____ DATA PROVIDED

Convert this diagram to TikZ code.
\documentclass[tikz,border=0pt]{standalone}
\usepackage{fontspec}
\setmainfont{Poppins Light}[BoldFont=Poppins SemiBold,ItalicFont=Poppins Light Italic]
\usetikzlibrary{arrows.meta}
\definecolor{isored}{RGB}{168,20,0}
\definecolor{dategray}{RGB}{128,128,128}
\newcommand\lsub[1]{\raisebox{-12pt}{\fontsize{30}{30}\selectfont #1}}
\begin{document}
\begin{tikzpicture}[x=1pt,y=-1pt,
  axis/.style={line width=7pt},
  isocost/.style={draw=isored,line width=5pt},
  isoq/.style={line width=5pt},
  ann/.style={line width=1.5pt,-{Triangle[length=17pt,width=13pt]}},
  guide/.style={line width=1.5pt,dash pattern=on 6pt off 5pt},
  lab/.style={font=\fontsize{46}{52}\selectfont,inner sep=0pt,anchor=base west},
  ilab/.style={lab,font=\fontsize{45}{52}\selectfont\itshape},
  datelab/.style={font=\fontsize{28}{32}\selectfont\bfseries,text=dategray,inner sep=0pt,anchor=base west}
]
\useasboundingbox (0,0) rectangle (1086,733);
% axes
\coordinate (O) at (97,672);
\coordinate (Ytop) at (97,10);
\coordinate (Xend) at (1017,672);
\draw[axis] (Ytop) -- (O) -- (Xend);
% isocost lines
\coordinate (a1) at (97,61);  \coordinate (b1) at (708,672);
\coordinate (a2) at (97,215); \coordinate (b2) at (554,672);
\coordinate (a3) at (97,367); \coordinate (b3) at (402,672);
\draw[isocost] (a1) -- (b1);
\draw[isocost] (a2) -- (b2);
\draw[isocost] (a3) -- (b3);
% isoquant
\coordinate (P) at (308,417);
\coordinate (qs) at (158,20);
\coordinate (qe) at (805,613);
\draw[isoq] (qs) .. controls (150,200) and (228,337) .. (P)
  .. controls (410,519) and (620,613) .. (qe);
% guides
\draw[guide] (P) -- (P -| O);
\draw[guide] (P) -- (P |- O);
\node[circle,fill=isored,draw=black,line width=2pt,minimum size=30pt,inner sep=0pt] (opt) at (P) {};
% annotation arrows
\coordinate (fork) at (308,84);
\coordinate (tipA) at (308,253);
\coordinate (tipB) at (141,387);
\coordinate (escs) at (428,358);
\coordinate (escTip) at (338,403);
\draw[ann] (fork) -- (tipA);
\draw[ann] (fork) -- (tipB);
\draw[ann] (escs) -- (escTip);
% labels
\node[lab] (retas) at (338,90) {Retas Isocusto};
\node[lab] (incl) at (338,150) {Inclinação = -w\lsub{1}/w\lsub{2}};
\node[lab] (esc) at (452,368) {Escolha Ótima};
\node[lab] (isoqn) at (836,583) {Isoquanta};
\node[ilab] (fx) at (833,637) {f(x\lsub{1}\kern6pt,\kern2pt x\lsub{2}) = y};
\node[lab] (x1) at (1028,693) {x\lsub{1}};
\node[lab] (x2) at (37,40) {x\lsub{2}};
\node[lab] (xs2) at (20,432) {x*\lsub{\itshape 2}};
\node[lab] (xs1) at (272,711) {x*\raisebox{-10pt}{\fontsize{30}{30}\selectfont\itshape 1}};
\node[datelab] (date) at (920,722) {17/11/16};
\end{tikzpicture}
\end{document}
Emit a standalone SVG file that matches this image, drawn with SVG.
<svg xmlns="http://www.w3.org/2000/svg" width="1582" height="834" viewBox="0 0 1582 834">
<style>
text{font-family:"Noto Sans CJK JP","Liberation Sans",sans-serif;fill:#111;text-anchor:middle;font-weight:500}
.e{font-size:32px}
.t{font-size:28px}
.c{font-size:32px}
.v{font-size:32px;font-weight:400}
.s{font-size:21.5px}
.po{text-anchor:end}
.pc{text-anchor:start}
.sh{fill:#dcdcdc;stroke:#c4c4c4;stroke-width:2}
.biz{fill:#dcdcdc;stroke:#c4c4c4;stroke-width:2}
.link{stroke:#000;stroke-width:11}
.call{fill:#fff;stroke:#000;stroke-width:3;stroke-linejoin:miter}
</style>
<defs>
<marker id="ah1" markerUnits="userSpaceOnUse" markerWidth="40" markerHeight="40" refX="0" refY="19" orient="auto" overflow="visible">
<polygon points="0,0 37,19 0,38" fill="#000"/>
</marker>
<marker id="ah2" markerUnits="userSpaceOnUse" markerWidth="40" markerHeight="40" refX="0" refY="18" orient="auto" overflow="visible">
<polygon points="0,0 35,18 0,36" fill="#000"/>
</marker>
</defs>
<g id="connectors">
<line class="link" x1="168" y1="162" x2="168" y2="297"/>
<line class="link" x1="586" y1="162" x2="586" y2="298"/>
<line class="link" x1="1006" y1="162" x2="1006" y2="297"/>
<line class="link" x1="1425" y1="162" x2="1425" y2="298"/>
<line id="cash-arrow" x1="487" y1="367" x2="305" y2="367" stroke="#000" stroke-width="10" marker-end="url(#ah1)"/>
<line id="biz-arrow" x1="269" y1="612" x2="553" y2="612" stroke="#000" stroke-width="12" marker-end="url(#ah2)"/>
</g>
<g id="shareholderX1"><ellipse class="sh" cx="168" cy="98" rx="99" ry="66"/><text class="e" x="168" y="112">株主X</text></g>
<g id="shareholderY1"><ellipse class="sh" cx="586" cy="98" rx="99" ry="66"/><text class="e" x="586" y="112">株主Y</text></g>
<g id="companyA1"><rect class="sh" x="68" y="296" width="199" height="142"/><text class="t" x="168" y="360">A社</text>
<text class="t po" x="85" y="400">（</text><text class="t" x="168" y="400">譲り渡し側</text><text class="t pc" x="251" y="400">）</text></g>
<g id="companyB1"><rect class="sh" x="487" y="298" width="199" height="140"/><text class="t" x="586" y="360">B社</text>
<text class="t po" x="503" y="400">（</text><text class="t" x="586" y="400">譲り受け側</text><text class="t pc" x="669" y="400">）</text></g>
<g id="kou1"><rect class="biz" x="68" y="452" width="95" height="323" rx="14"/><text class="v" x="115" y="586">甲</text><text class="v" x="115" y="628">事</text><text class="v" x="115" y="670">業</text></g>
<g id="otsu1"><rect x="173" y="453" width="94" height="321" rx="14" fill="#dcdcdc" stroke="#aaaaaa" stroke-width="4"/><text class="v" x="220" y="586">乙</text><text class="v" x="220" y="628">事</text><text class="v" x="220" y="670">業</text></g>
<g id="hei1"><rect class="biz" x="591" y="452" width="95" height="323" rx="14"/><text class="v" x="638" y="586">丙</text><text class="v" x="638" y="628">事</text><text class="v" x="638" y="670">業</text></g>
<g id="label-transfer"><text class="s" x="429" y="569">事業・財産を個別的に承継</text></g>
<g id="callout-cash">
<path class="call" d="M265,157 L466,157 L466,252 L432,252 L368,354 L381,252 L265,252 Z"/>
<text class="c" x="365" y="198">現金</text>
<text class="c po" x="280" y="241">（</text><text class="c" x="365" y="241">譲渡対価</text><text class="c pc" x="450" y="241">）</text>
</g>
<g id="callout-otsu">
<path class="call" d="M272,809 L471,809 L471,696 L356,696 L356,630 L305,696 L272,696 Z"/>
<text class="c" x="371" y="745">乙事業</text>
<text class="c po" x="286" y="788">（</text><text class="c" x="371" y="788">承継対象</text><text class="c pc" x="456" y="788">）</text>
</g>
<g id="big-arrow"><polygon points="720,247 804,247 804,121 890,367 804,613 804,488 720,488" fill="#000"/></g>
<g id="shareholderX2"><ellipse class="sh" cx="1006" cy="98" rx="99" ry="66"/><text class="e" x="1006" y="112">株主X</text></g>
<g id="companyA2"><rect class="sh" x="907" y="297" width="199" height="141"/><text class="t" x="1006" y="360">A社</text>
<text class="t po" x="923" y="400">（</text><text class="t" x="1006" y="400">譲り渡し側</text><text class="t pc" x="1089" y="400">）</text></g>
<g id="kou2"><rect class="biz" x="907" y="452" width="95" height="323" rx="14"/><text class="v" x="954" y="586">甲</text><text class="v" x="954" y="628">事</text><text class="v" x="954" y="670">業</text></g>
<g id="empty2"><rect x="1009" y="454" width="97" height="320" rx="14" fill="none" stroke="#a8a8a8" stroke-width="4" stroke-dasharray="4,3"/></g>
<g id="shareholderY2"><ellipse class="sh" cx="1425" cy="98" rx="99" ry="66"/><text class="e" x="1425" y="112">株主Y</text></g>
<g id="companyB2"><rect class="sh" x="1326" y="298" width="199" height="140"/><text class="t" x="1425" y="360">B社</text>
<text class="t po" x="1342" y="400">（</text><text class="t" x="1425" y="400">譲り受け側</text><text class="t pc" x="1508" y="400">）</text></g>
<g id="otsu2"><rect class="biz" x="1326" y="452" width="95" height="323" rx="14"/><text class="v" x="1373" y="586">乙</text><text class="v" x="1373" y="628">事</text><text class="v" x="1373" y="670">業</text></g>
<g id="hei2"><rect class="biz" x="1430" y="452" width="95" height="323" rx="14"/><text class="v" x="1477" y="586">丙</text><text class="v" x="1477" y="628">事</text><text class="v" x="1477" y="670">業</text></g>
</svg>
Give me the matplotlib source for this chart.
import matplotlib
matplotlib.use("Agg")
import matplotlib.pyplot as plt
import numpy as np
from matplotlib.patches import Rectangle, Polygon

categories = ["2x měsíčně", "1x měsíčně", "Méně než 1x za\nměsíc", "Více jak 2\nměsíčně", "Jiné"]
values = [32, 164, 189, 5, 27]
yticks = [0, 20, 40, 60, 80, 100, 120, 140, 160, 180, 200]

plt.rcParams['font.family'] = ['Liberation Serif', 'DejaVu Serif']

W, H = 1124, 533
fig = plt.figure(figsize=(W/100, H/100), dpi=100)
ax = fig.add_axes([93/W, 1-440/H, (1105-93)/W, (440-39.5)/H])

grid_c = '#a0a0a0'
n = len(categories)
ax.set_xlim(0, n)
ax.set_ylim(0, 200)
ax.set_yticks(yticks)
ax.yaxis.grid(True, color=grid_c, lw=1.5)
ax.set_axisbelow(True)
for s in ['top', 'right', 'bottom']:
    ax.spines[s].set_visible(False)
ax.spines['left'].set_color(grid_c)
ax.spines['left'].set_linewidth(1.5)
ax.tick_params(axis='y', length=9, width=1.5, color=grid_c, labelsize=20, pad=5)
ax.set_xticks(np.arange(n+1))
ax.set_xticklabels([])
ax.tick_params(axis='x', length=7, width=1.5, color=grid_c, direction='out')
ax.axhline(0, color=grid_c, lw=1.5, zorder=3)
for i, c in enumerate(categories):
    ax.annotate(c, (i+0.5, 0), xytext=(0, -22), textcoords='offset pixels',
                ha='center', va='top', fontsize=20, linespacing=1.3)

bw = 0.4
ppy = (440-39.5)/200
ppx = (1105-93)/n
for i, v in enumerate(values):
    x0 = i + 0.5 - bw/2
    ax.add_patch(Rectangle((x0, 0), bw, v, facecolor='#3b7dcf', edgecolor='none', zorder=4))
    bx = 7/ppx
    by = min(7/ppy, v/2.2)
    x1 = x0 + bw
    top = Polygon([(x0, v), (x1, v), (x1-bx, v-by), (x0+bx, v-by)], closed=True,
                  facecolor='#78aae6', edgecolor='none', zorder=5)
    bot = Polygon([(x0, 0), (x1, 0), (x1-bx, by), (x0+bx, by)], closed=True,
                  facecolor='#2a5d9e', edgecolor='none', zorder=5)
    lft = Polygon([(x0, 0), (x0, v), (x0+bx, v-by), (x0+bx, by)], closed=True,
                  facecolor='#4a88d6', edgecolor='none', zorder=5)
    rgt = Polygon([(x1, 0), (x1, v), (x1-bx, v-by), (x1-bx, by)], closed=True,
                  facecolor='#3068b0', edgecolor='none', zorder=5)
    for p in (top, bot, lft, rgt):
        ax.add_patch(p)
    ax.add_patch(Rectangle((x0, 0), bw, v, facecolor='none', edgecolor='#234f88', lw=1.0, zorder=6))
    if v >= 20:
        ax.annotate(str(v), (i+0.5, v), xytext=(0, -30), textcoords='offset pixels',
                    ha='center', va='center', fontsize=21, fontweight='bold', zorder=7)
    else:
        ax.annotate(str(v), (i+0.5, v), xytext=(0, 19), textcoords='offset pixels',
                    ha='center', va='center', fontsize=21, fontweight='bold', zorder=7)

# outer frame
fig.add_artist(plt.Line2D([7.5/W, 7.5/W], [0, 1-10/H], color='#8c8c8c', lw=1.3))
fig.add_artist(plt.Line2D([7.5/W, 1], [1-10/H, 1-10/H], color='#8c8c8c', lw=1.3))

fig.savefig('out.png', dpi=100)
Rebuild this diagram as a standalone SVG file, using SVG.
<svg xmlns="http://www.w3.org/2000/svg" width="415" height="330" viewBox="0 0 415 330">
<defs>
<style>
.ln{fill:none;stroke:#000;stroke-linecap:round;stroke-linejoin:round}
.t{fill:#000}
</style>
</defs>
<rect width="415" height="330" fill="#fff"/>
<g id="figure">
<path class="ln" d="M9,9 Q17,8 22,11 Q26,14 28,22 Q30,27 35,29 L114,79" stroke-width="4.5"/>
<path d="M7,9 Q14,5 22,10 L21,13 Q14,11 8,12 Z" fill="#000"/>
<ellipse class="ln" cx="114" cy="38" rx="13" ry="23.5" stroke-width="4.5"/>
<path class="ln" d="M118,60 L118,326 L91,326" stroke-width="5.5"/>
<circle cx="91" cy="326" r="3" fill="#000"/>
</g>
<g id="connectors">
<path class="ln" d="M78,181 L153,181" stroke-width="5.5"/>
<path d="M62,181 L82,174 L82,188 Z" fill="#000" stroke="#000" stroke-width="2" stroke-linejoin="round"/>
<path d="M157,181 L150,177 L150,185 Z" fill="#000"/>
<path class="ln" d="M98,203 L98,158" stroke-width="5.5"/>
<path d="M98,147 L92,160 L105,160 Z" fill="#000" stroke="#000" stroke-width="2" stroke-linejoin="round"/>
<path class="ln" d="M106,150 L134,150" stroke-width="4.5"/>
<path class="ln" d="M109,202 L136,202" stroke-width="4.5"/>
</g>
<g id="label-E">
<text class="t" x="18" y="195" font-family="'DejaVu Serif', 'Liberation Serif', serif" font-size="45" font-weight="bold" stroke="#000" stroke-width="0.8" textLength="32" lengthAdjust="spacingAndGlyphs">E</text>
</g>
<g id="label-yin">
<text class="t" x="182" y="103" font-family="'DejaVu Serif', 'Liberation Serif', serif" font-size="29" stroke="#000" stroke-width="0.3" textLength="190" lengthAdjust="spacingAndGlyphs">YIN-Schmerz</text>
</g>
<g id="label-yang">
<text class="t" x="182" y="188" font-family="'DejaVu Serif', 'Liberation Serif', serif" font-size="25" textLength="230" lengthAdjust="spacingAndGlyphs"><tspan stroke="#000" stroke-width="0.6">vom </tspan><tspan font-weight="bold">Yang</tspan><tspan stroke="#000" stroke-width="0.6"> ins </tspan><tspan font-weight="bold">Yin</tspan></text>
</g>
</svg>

________

PROMPT =>
Copy and report every line where the word "matplotlib" is present.

SOLUTION FOR THIS PROBLEM =>
Give me the matplotlib source for this chart.
import matplotlib
matplotlib.use("Agg")
import matplotlib.pyplot as plt
from matplotlib.patches import Rectangle, Polygon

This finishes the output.